Reproduce the listing exactly and skip over any pictures.

### Information supplied

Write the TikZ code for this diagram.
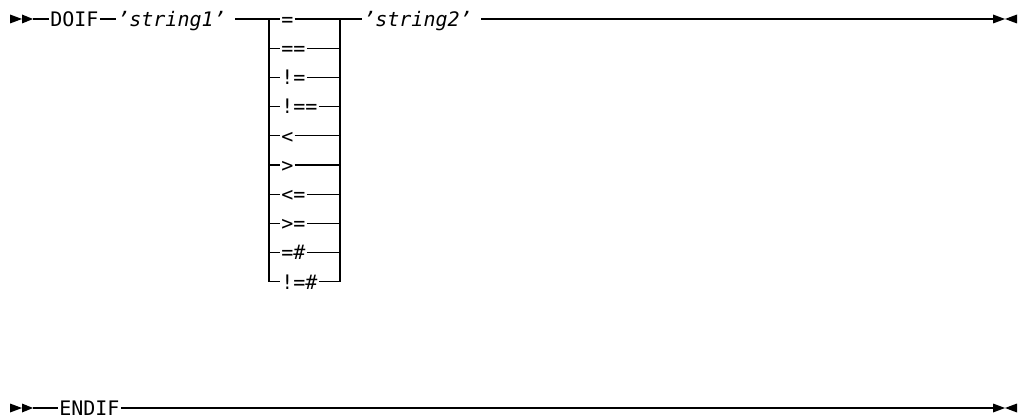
\documentclass[tikz,border=0pt]{standalone}
\usepackage{fontspec}
\newfontfamily\rrfont{DejaVu Sans Mono}
\begin{document}
\begin{tikzpicture}[x=0.75pt,y=-0.75pt,
  rr/.style={font=\rrfont\fontsize{15}{17}\selectfont, inner xsep=0.8pt, inner ysep=0pt,
    text height=10.9pt, text depth=0pt, anchor=west},
  ln/.style={line width=1pt},
  tip/.style={fill=black}]
\useasboundingbox (0,0) rectangle (1020,420);
% ---------- DOIF ----------
\fill[tip] (10,14.5) -- (22,19) -- (10,23.5) -- cycle;
\fill[tip] (22,14.5) -- (33,19) -- (22,23.5) -- cycle;
\coordinate (st1) at (33,19);
\node[rr] (doif) at (49,19) {DOIF};
\node[rr] (s1) at (116,19) {\itshape ’string1’\kern6pt};
\coordinate (jl0) at (269,19);
\coordinate (jr0) at (340,19);
\node[rr] (s2) at (362,19) {\itshape ’string2’\kern6pt};
\coordinate (en1) at (993,19);
\fill[tip] (993,14.5) -- (1005,19) -- (993,23.5) -- cycle;
\fill[tip] (1017,14.5) -- (1005,19) -- (1017,23.5) -- cycle;
\foreach \k/\t in {0/{=},1/{==},2/{!=},3/{!==},4/{<},5/{>},6/{<=},7/{>=},8/{=\#},9/{!=\#}}{
  \node[rr] (r\k) at (280,19+29.2*\k) {\t};
  \coordinate (jl\k) at (269,19+29.2*\k);
  \coordinate (jr\k) at (340,19+29.2*\k);
}
\draw[ln] (st1) -- (doif.west);
\draw[ln] (doif.east) -- (s1.west);
\draw[ln] (s1.east) -- (jl0) -- (r0.west);
\draw[ln] (r0.east) -- (jr0) -- (s2.west);
\draw[ln] (s2.east) -- (en1);
\foreach \k in {1,...,8}{
  \draw[ln] (jl\k) -- (r\k.west);
  \draw[ln] (r\k.east) -- (jr\k);
}
\draw[ln] (jl0) |- (r9.west);
\draw[ln] (r9.east) -| (jr0);
% ---------- ENDIF ----------
\fill[tip] (10,403.5) -- (22,408) -- (10,412.5) -- cycle;
\fill[tip] (22,403.5) -- (33,408) -- (22,412.5) -- cycle;
\coordinate (st2) at (33,408);
\node[rr] (endif) at (58,408) {ENDIF};
\coordinate (en2) at (993,408);
\fill[tip] (993,403.5) -- (1005,408) -- (993,412.5) -- cycle;
\fill[tip] (1017,403.5) -- (1005,408) -- (1017,412.5) -- cycle;
\draw[ln] (st2) -- (endif.west);
\draw[ln] (endif.east) -- (en2);
\end{tikzpicture}
\end{document}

######

→ Task solution:
Write the TikZ code for this diagram.
\documentclass[tikz,border=0pt]{standalone}
\usepackage{fontspec}
\newfontfamily\rrfont{DejaVu Sans Mono}
\begin{document}
\begin{tikzpicture}[x=0.75pt,y=-0.75pt,
  rr/.style={font=\rrfont\fontsize{15}{17}\selectfont, inner xsep=0.8pt, inner ysep=0pt,
    text height=10.9pt, text depth=0pt, anchor=west},
  ln/.style={line width=1pt},
  tip/.style={fill=black}]
\useasboundingbox (0,0) rectangle (1020,420);
% ---------- DOIF ----------
\fill[tip] (10,14.5) -- (22,19) -- (10,23.5) -- cycle;
\fill[tip] (22,14.5) -- (33,19) -- (22,23.5) -- cycle;
\coordinate (st1) at (33,19);
\node[rr] (doif) at (49,19) {DOIF};
\node[rr] (s1) at (116,19) {\itshape ’string1’\kern6pt};
\coordinate (jl0) at (269,19);
\coordinate (jr0) at (340,19);
\node[rr] (s2) at (362,19) {\itshape ’string2’\kern6pt};
\coordinate (en1) at (993,19);
\fill[tip] (993,14.5) -- (1005,19) -- (993,23.5) -- cycle;
\fill[tip] (1017,14.5) -- (1005,19) -- (1017,23.5) -- cycle;
\foreach \k/\t in {0/{=},1/{==},2/{!=},3/{!==},4/{<},5/{>},6/{<=},7/{>=},8/{=\#},9/{!=\#}}{
  \node[rr] (r\k) at (280,19+29.2*\k) {\t};
  \coordinate (jl\k) at (269,19+29.2*\k);
  \coordinate (jr\k) at (340,19+29.2*\k);
}
\draw[ln] (st1) -- (doif.west);
\draw[ln] (doif.east) -- (s1.west);
\draw[ln] (s1.east) -- (jl0) -- (r0.west);
\draw[ln] (r0.east) -- (jr0) -- (s2.west);
\draw[ln] (s2.east) -- (en1);
\foreach \k in {1,...,8}{
  \draw[ln] (jl\k) -- (r\k.west);
  \draw[ln] (r\k.east) -- (jr\k);
}
\draw[ln] (jl0) |- (r9.west);
\draw[ln] (r9.east) -| (jr0);
% ---------- ENDIF ----------
\fill[tip] (10,403.5) -- (22,408) -- (10,412.5) -- cycle;
\fill[tip] (22,403.5) -- (33,408) -- (22,412.5) -- cycle;
\coordinate (st2) at (33,408);
\node[rr] (endif) at (58,408) {ENDIF};
\coordinate (en2) at (993,408);
\fill[tip] (993,403.5) -- (1005,408) -- (993,412.5) -- cycle;
\fill[tip] (1017,403.5) -- (1005,408) -- (1017,412.5) -- cycle;
\draw[ln] (st2) -- (endif.west);
\draw[ln] (endif.east) -- (en2);
\end{tikzpicture}
\end{document}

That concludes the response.